O uso metafórico da palavra “esquizofrenia” e, principalmente, “esquizofrênico (a) ”, nos sentidos de “absurdo”, “incoerente” e “contraditório” é recorrente. Nas colunas de política, são esquizofrênicos: o governo, o Judiciário, as relações Brasil-Estados Unidos, a Grã-Bretanha e a Comunidade Europeia.

Nas colunas de economia, esquizofrênicas são a política cambial e a política econômica. Nas editorias de artes e espetáculos, quase tudo é classificado como esquizofrênico (a):

 

  • O Festival de Cinema de Gramado
  •  O show da cantora Cyndi Lauper (que passa de “clássicos a platitudes pop”)
  • O ritmo do musical Evita
  • Batman
  • O ator (que se despe de si mesmo para vestir um personagem, segundo a atriz Bruna Lombardi)
  • A infelicidade de hoje (segundo o cineasta e colunista Arnaldo Jabor)
  • Rose, a vizinha do personagem Charlie Harper na série Two and a Half Man
  • A cantora Madonna (que na adolescência não se decidia entre ser freira e popstar, segundo ela mesma)
  • O jornal The New York Times (por cobrar pelo acesso online, mas distribuir conteúdo gratuitamente nas redes sociais)

 

Seria divertido se não fosse trágico. A assistência à saúde mental no Brasil vive uma crise profunda.

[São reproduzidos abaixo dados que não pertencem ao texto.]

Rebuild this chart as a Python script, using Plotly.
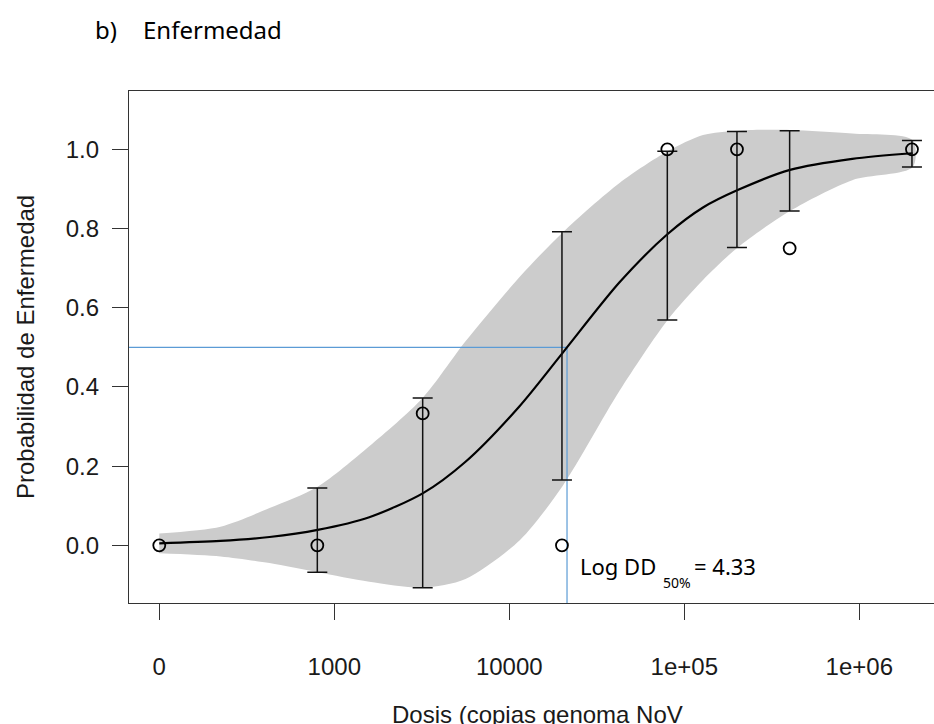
import numpy as np
import plotly.graph_objects as go

# ---------------- data ----------------
# doses of the observed groups (control "0" drawn at the first tick position, 100)
obs_dose = [100, 800, 3200, 20000, 80000, 200000, 400000, 2000000]
obs_prob = [0.0, 0.0, 0.333, 0.0, 1.0, 1.0, 0.75, 1.0]

# confidence interval bars
ci_dose = [800, 3200, 20000, 80000, 200000, 400000, 2000000]
ci_lower = [-0.068, -0.107, 0.165, 0.569, 0.752, 0.844, 0.955]
ci_upper = [0.145, 0.372, 0.792, 0.995, 1.045, 1.047, 1.022]

# fitted curve and its confidence band (log10 dose positions)
grid_log10 = [2.0, 2.35, 2.63, 2.905, 3.2, 3.505, 3.75, 4.06, 4.305, 4.63,
              4.905, 5.107, 5.305, 5.604, 5.96, 6.305]
fit_prob = [0.005, 0.011, 0.021, 0.039, 0.071, 0.131, 0.211, 0.352, 0.486, 0.664,
            0.786, 0.853, 0.897, 0.948, 0.976, 0.990]
band_upper = [0.030, 0.047, 0.094, 0.148, 0.250, 0.372, 0.515, 0.678, 0.790, 0.915,
              0.995, 1.036, 1.047, 1.049, 1.040, 1.023]
band_lower = [-0.020, -0.028, -0.045, -0.068, -0.092, -0.107, -0.085, 0.013, 0.150, 0.390,
              0.569, 0.670, 0.752, 0.844, 0.922, 0.955]

log_dd50 = 4.33
p50 = 0.5

x_tickvals = [100, 1000, 10000, 100000, 1000000]
x_ticktext = ["0", "1000", "10000", "1e+05", "1e+06"]
y_tickvals = [0.0, 0.2, 0.4, 0.6, 0.8, 1.0]
y_ticktext = ["0.0", "0.2", "0.4", "0.6", "0.8", "1.0"]

# ---------------- figure ----------------
X_RANGE = [1.827, 6.427]      # log10 units
Y_RANGE = [-0.1457, 1.1472]

grid_dose = [10 ** g for g in grid_log10]

fig = go.Figure()

# confidence band
fig.add_trace(go.Scatter(
    x=grid_dose + grid_dose[::-1],
    y=band_upper + band_lower[::-1],
    fill="toself", fillcolor="#cccccc",
    line=dict(width=0, shape="spline", smoothing=0.8, color="#cccccc"),
    mode="lines", hoverinfo="skip"))

# blue reference lines at DD50
dd50 = 10 ** log_dd50
fig.add_trace(go.Scatter(
    x=[10 ** X_RANGE[0], dd50], y=[p50, p50], mode="lines",
    line=dict(color="#5b9bd5", width=1.2), hoverinfo="skip"))
fig.add_trace(go.Scatter(
    x=[dd50, dd50], y=[p50, Y_RANGE[0]], mode="lines",
    line=dict(color="#5b9bd5", width=1.2), hoverinfo="skip"))

# fitted curve
fig.add_trace(go.Scatter(
    x=grid_dose, y=fit_prob, mode="lines",
    line=dict(color="black", width=2.2, shape="spline", smoothing=0.8)))

# error bars
fig.add_trace(go.Scatter(
    x=ci_dose, y=ci_lower, mode="markers",
    marker=dict(size=1, opacity=0),
    error_y=dict(type="data", symmetric=False,
                 array=[u - l for u, l in zip(ci_upper, ci_lower)],
                 arrayminus=[0] * len(ci_lower),
                 color="#111111", thickness=1.5, width=10)))

# observed points
fig.add_trace(go.Scatter(
    x=obs_dose, y=obs_prob, mode="markers",
    marker=dict(symbol="circle-open", size=12, color="black",
                line=dict(width=1.8, color="black"))))

axis_font = dict(family="Liberation Sans, Arial, sans-serif", size=24, color="#1a1a1a")

fig.update_xaxes(type="log", range=X_RANGE, tickvals=x_tickvals, ticktext=x_ticktext,
                 showline=True, linecolor="#333333", linewidth=1.4, mirror=True,
                 ticks="outside", ticklen=16, tickwidth=1.4, tickcolor="#333333",
                 tickfont=axis_font, showgrid=False, zeroline=False,
                 ticklabelstandoff=26)
fig.update_yaxes(range=Y_RANGE, tickvals=y_tickvals, ticktext=y_ticktext,
                 showline=True, linecolor="#333333", linewidth=1.4, mirror=False,
                 ticks="outside", ticklen=16, tickwidth=1.4, tickcolor="#333333",
                 tickfont=axis_font, showgrid=False, zeroline=False,
                 ticklabelstandoff=8)

L, T, W, H = 129, 91, 805, 512


def px(xp):
    return (xp - L) / W


def py(yp):
    return (T + H - yp) / H


doc_font = "Noto Sans, Open Sans, sans-serif"
annotations = [
    dict(text="b)", x=px(93), y=py(29), xanchor="left", yanchor="middle",
         font=dict(family=doc_font, size=24, color="black")),
    dict(text="Enfermedad", x=px(141), y=py(29), xanchor="left", yanchor="middle",
         font=dict(family=doc_font, size=24, color="black")),
    dict(text="Log DD", x=px(578), y=py(566), xanchor="left", yanchor="middle",
         font=dict(family=doc_font, size=22, color="black")),
    dict(text="50%", x=px(661), y=py(582), xanchor="left", yanchor="middle",
         font=dict(family=doc_font, size=14, color="black")),
    dict(text="= 4.33", x=px(692), y=py(566), xanchor="left", yanchor="middle",
         font=dict(family=doc_font, size=22, color="black")),
    dict(text="Probabilidad de Enfermedad", x=px(25), y=py(347), textangle=-90,
         xanchor="center", yanchor="middle", font=axis_font),
    dict(text="Dosis (copias genoma NoV", x=px(537), y=py(714),
         xanchor="center", yanchor="middle", font=axis_font),
]
for a in annotations:
    a.update(xref="paper", yref="paper", showarrow=False)

fig.update_layout(width=934, height=724,
                  margin=dict(l=L, r=0, t=T, b=724 - T - H),
                  plot_bgcolor="white", paper_bgcolor="white",
                  showlegend=False, annotations=annotations)

fig.write_html("out.html")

ÉPOCA contou isso aqui. Há uma luta ideológica entre os psiquiatras e parte dos psicólogos. As famílias estão desesperadas. Falta acesso a medicamentos, ambulatórios e leitos psiquiátricos para internar os pacientes nos momentos de crise.

Apenas 2% dos gastos do SUS são destinados à saúde mental. Mudar isso tudo depende de mobilização, dinheiro e disposição para a luta política.

Combater o estigma não custa nada e depende da vontade individual. Um bom começo é pensar nas palavras que escolhemos e repetimos. Elas têm peso e consequência.